═════ RECORDS PROVIDED
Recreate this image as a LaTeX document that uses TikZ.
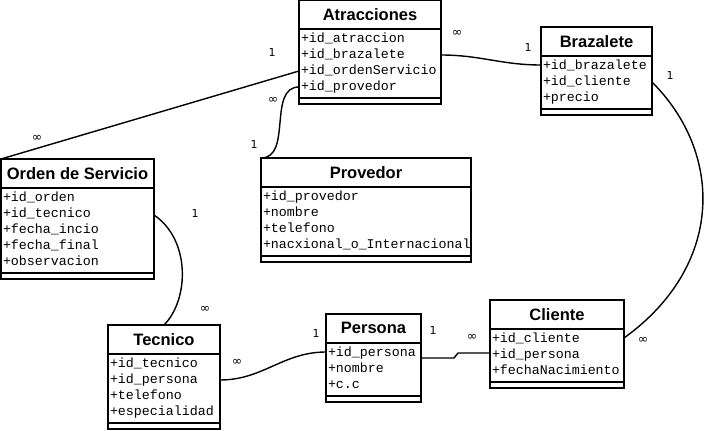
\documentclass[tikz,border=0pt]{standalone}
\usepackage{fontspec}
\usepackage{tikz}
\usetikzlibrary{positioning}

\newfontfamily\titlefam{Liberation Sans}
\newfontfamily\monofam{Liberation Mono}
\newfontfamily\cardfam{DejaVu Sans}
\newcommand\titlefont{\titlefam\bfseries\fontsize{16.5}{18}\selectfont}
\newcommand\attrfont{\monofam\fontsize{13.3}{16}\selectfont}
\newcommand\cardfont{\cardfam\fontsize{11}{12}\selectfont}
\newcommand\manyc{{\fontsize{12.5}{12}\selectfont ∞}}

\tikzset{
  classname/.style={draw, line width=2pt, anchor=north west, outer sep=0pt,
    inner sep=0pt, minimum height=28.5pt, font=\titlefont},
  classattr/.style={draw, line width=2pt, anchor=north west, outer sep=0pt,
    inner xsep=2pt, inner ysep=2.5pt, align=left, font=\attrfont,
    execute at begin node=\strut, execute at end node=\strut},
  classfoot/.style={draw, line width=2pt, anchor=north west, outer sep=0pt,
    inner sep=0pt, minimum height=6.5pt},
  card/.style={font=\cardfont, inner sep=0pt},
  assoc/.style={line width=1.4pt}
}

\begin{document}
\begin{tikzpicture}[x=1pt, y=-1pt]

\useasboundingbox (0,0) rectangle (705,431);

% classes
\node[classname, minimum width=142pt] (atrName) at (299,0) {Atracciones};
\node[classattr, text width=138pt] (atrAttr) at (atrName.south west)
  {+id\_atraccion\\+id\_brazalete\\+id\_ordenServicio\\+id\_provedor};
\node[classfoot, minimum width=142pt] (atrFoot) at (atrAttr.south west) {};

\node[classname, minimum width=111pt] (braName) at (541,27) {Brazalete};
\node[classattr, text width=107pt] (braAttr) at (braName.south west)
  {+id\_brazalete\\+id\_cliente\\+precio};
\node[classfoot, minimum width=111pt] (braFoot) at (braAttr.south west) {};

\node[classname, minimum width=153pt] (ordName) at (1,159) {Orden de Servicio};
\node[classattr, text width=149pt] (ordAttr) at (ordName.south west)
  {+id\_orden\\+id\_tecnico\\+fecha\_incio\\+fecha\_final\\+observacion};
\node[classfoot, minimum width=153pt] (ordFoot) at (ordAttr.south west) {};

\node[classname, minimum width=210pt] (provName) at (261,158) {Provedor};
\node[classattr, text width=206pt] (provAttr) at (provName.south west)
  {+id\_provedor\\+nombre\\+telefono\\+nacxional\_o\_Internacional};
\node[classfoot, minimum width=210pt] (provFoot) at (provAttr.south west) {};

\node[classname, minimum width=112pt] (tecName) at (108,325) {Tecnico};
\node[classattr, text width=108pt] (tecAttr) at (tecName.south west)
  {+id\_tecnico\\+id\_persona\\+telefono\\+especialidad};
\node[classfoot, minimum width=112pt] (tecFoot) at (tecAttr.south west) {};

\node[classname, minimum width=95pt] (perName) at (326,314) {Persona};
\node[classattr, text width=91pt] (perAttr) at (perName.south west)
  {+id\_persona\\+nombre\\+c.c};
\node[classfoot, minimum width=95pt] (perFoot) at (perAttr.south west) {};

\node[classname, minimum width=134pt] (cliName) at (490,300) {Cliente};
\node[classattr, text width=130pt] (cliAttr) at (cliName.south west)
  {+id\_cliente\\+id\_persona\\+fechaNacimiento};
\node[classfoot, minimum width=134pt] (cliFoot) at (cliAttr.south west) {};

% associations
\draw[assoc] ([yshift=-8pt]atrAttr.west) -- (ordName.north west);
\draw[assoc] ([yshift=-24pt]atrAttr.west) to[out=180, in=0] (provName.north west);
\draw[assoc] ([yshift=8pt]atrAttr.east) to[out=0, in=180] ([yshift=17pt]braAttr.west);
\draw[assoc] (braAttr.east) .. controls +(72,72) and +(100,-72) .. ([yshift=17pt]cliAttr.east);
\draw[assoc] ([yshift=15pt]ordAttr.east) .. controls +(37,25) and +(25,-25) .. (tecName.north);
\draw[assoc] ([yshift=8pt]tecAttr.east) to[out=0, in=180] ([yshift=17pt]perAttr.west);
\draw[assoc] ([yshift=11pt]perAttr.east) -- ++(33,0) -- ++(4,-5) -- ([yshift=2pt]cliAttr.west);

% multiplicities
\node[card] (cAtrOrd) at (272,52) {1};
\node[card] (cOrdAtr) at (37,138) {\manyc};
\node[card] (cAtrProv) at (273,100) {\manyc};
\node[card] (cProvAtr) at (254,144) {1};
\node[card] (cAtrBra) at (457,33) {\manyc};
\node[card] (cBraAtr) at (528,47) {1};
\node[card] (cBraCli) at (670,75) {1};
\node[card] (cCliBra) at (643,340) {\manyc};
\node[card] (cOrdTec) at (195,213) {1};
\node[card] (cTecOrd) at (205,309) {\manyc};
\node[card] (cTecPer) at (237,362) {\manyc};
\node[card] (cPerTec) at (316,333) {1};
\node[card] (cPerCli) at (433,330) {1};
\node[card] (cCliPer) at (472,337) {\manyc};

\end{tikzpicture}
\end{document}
══════════
═════ RECORDS PROVIDED
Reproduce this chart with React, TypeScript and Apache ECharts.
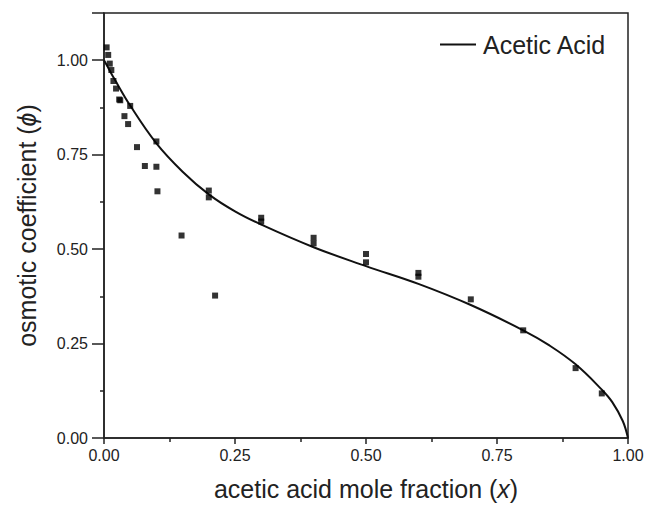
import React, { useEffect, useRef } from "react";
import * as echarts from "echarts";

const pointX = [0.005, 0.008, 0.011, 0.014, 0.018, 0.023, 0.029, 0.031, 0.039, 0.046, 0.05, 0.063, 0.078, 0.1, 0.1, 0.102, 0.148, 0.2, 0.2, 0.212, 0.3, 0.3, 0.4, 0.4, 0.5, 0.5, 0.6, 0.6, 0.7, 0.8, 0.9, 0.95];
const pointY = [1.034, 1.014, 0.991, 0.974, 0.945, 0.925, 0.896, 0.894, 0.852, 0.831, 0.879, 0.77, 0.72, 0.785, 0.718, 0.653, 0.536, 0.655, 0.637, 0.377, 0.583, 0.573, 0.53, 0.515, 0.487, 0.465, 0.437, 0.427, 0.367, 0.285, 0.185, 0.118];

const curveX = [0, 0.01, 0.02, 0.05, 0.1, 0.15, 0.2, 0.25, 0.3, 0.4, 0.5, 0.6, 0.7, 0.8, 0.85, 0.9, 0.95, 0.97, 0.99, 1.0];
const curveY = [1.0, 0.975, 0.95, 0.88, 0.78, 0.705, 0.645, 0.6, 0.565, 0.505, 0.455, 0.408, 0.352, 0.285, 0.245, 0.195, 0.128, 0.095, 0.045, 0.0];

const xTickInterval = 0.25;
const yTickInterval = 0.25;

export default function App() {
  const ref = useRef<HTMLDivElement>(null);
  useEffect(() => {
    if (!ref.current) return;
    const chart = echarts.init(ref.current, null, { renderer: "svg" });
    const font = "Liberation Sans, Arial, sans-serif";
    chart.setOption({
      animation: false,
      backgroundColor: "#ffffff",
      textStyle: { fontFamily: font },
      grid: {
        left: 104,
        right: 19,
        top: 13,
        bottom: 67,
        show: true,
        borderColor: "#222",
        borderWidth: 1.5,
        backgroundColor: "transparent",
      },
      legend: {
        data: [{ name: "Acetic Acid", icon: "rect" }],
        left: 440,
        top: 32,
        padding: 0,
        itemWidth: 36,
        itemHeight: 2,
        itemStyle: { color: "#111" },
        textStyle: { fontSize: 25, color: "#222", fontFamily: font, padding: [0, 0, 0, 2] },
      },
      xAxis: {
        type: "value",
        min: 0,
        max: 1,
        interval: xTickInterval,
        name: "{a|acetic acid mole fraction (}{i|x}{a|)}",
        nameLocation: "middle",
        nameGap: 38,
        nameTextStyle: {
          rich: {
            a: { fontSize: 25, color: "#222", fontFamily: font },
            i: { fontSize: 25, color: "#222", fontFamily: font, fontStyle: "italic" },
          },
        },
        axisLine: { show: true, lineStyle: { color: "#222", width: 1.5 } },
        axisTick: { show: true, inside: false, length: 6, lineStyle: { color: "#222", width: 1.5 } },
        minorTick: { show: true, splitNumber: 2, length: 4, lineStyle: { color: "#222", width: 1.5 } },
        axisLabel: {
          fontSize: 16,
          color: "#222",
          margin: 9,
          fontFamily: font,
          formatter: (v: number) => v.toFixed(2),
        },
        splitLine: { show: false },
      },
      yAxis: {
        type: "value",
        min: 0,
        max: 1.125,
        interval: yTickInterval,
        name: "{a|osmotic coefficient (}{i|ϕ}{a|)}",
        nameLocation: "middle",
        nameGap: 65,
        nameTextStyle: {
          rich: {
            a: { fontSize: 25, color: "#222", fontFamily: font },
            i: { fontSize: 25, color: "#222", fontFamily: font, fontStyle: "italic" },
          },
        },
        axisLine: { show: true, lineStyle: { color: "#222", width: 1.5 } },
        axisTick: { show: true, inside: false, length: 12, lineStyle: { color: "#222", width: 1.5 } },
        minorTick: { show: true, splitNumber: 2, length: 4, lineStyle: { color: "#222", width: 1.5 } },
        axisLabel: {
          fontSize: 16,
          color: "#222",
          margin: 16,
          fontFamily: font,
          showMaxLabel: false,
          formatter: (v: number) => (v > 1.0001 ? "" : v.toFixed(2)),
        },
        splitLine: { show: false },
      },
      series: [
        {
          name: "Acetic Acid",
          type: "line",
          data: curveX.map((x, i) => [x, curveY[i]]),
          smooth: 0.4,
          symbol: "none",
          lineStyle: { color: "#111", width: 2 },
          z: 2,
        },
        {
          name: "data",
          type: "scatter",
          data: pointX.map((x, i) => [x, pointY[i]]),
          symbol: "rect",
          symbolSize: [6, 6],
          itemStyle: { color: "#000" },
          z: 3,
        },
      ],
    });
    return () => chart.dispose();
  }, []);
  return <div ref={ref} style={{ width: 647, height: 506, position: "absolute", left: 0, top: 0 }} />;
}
══════════
TASK STATEMENT:
Pictures excluded, retype exactly the lines running from the one with "Recreate this image" through the one with "minimum width=142pt] (atrFoot)". Include both end lines and nothing more.

WRITTEN ANSWER:
Recreate this image as a LaTeX document that uses TikZ.
\documentclass[tikz,border=0pt]{standalone}
\usepackage{fontspec}
\usepackage{tikz}
\usetikzlibrary{positioning}

\newfontfamily\titlefam{Liberation Sans}
\newfontfamily\monofam{Liberation Mono}
\newfontfamily\cardfam{DejaVu Sans}
\newcommand\titlefont{\titlefam\bfseries\fontsize{16.5}{18}\selectfont}
\newcommand\attrfont{\monofam\fontsize{13.3}{16}\selectfont}
\newcommand\cardfont{\cardfam\fontsize{11}{12}\selectfont}
\newcommand\manyc{{\fontsize{12.5}{12}\selectfont ∞}}

\tikzset{
  classname/.style={draw, line width=2pt, anchor=north west, outer sep=0pt,
    inner sep=0pt, minimum height=28.5pt, font=\titlefont},
  classattr/.style={draw, line width=2pt, anchor=north west, outer sep=0pt,
    inner xsep=2pt, inner ysep=2.5pt, align=left, font=\attrfont,
    execute at begin node=\strut, execute at end node=\strut},
  classfoot/.style={draw, line width=2pt, anchor=north west, outer sep=0pt,
    inner sep=0pt, minimum height=6.5pt},
  card/.style={font=\cardfont, inner sep=0pt},
  assoc/.style={line width=1.4pt}
}

\begin{document}
\begin{tikzpicture}[x=1pt, y=-1pt]

\useasboundingbox (0,0) rectangle (705,431);

% classes
\node[classname, minimum width=142pt] (atrName) at (299,0) {Atracciones};
\node[classattr, text width=138pt] (atrAttr) at (atrName.south west)
  {+id\_atraccion\\+id\_brazalete\\+id\_ordenServicio\\+id\_provedor};
\node[classfoot, minimum width=142pt] (atrFoot) at (atrAttr.south west) {};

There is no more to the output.